Friday, June 23, 2006

The next installment of Professors of Paranoia may come from patent law?

The June 23 Chronicle of Higher Education has a piece Professors of Paranoia? which might be subtitled Professors Gone Wild! If the Chronicle ever gets a hold of some of the recent legal research on patent reform, they might have to do a sequel.

The Federal Circuit Bar Journal (Kimberly Moore, editor), which brought us Quillen/Webster 1 and 2, has now brought out the third installment: Cecil D. Quillen, Jr. and Ogden H. Webster, Continuing Patent Applications and the U.S. Patent and Trademark Office--Updated, 15 Fed Cir B J 635-677.

If you naively thought that models for patent grant rate should be required, as a constraint of logic, to be limited to a grant rate of no more than 100%, the Federal Circuit Bar Journal is not for you. From page 661:

When the USPTO Grant Rate is determined on the assumption that all continuing applications are an attempt to patent the subject matter of their parents and that the parent applications were abandoned in favor of the continuing applications, the overall Grant Rate for 1981 - 2005 is 95%. This calculation establishes an upper bound for Grant Rate estimates. The assumption on which this calculation is based is not true in all instances, e.g., when a divisional or other continuing application is filed and its parent is not abandoned. The result is that, in some instances, this calculation produces a Grant Rate estimate that is above 100%. Such a result is not realistic and results form the fact that not all parent applications are abandoned in favor of continuing applications that claim benefit of the filing dates of such parent applications, e.g., divisional applications in which the parent applications are not abandoned.

As they did in the first two papers, Quillen and Webster continue to neglect situations in which more than one patent is issued in a patent family, especially wherein a patent does NOT issue on the parent. Quillen and Webster continue to neglect PCT by-pass route applications.

***
In QW3, I get taken to task for ignoring a 2004 paper Organization for Econ. Co-operation and Dev., Patents and Innovation: Trends and Policy Challenges 1 (2004).
available at www.oecd.org/dataoecd/48/12/24508541.pdf
in my 2004 papers on patent grant rate in JPTOS and JIP, which concerned QW2.

In reality, the OECD paper cites ONLY TO QW1 (not to QW2, of concern to me in my 2004 papers) AND

--> the 2004 OECD paper cites to QW1 for a point about foreign prosecution yielding different results than US prosecution [!!!]

--> the 2004 OECD paper fails to cite to Clarke's 2003 paper in JPTOS, which demolished QW1

--> the 2004 OECD paper has nothing to do with the issues I raised in my 2004 papers [that QW'2 methodology was wrong both legally and numerically]


**
Although QW3 raises the bogus issue that Clarke's 2003 paper did not talk about patent grant rate, QW3 failed to cite my second paper in JIP, which discussed the difference between "allowance rate" and "issue rate."
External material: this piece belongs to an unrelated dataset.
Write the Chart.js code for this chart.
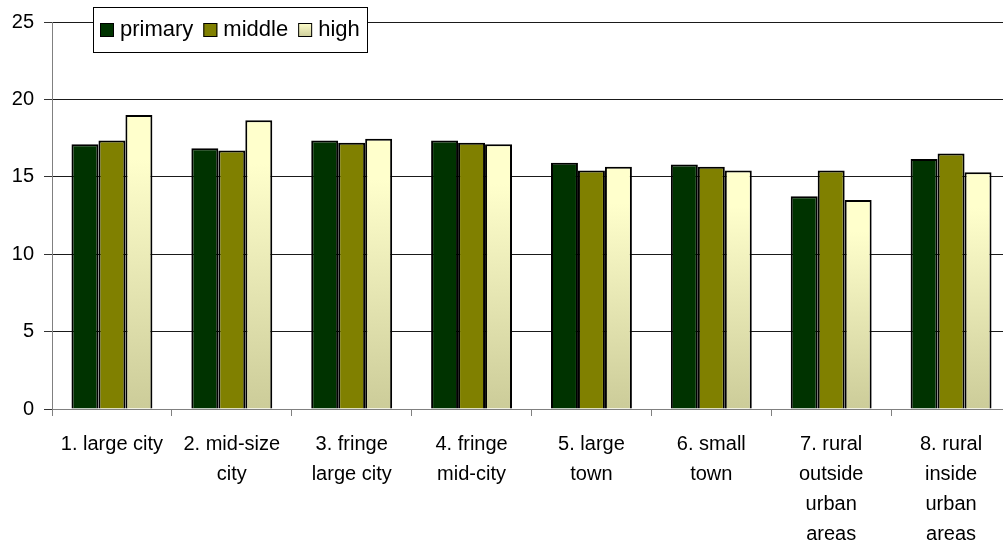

from my second paper in JIP:

As noted in our previous article, there was some divergence in the raw data for applications filed and applications allowed between the papers of Quillen/Webster and Clarke. This divergence was insufficient to account for a divergence in grant rate between 85% (adjusted Quillen/Webster in QWII) and 74% (Clarke). There has been a suggestion that the divergence in grant rate arises from a difference in use of "allowed" applications (Quillen/Webster) and "issued" applications (Clarke).

(...)

The difference in basic grant rate percentage between using "allowed" applications and "issued" applications is of the order of 2%. The difference in using "allowed" applications and "issued" applications does not account for the difference in the numbers for corrected grant rate between Quillen/Webster (85%) and Clarke (74%).

***
Separately, my second paper in JIP pointed to an inconsistency in the way Quillen/Webster and Lemley/Moore were distinguishing "allowed" and "issued" applications:

Third, in working with data on issued patents to identify the number of patents based on continuing applications, Clarke merely did a more thorough job of what was attempted in the QWII. As stated in the footnote of Lemley and Moore: "The 85% number provided in the revised Quillen et al. study is based on actual data about the applications that ISSUE based on continuations," [emphasis added], QWII made their correction based on data on ISSUED applications, not on ALLOWED applications. If the use of data on ISSUED applications means an assumption that every allowed continuation resulted in a patent, then it is an assumption made by both Quillen/Webster and Clarke. Because it is assumed by both, this assumption is not a basis to select the results of Quillen/Webster over those of Clarke, as was done by Lemley and Moore.